The order to advance was given, and the whole line moved forward at double-quick and in perfect order, when — but what need of further recital? They were, of course, repulsed. Many, passing the abattis, advanced to within pistol-shot range of the enemy's works; they could go no further, and, after struggling a few moments, retreated precipitately. As soon as the exhausted, bleeding troops reached the edge of the timber, whence they had advanced before encountering the enemy's skirmishers, they rallied promptly, and, soon after, were marched back to the point on the railroad at which they had crossed in the morning. All the dead, and nearly all the wounded, were left upon the field; nor would the enemy allow them to be reached and rescued by flag of truce; and there they lay, mangled and bleeding, beneath the rays of the scorching sun, comrades in agony, as they had long been comrades in battle.

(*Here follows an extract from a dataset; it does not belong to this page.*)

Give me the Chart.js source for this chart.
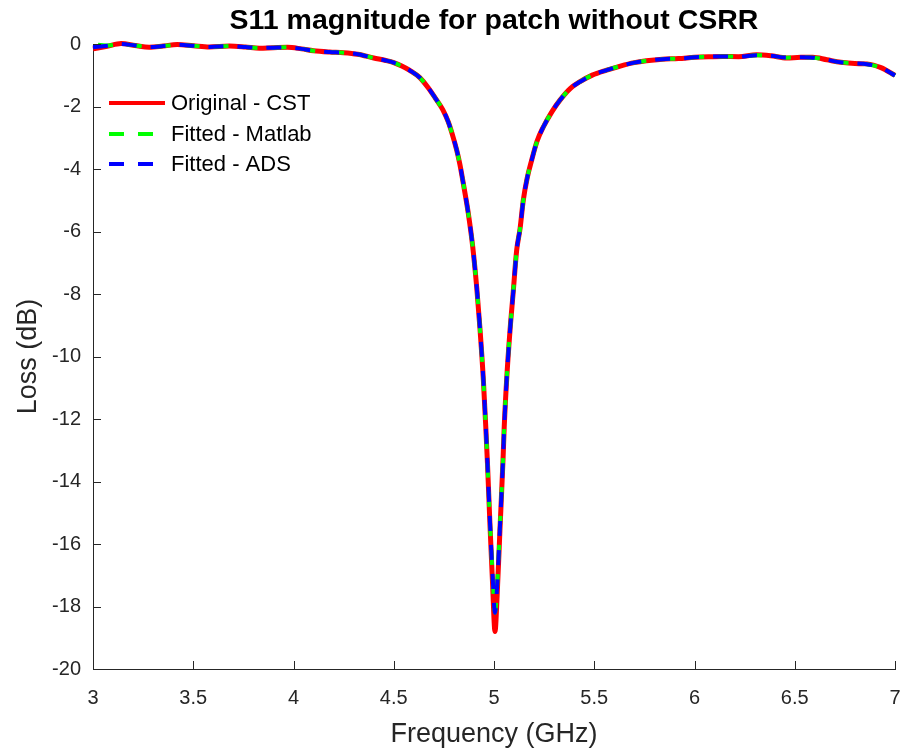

The escape of any from death was almost miraculous; and yet, in the 3d Iowa, the loss was only about fifty per cent. The regiment went into the engagement with an aggregate of two hundred and forty-one officers and men, and lost, in killed, wounded and missing, one hundred and fourteen. Company B lost all three of her officers, killed — the two Ruckmans and Lieutenant Hall. Colonel Brown was severely wounded. The loss of the 53d Illinois was greater than that of any other regiment. Among others, it lost its gallant colonel. He was struck by a charge of canister, and fell from his horse, literally torn in pieces. It is said that General Lauman wept when he looked on the remnant of his old brigade.

After the lamentable affair at Jackson, the 3d Iowa returned with its division to Vicksburg, and sailed thence to Natchez. In the following Winter it again returned to Vicksburg, and accompanied General Sherman on his march to Meridian. The regiment re-enlisted as veterans, and came North in the early spring of 1864. Returning to the front, it was ordered to join General Sherman, already on the march against Atlanta. Before the fall of that city, Colonel Brown, and a majority of the field- and line-officers resigned their commissions. In re-officering the regiment, a lieutenant was promoted to the lieutenant-colonelcy: it was entitled to no colonel, on account of the fewness of its numbers. On the memorable 22d of July, 1864, before Atlanta, the regiment was again put in the thickest of the fight, and lost heavily. Among the killed was its lieutenant-colonel, who had only the day before received his commission. The regiment was soon after consolidated with the 2d Iowa Infantry, and lost its organization as a regiment.

In closing this sketch of Colonel Brown and his regiment, I will add an extract from a letter of Captain J. H. Reid, of the 15th Iowa:

"Our men, captured on the 22d of July, were taken through Atlanta that day, and their names reported to the provost marshal-general, when they were marched to East Point the same night. In passing through the city, whenever a shell fell in the streets from our batteries, they cheered and sang, 'Rally Round the Flag.' Rebel officers told them to dry up, they were prisoners of war; but they answered, 'We will always cheer a Yankee shell.' A squad of rebel cavalry was passing through the streets with the flag of the 3d Iowa Infantry, captured after the color-sergeant fell, literally pierced through and through with bullets. Some of that regiment among the prisoners saw their old flag in the hands of the enemy. They made a rush for it, wrested it from its captors, and, amid torrents of threats and curses from the guards, tore it into a thousand shreds."

I never saw Colonel Brown; but, from what I can learn of him, he must be a large man, with phlegmatic temperament, and an easy-going disposition. He may not be a brilliant man, but he was certainly a brave and faithful officer.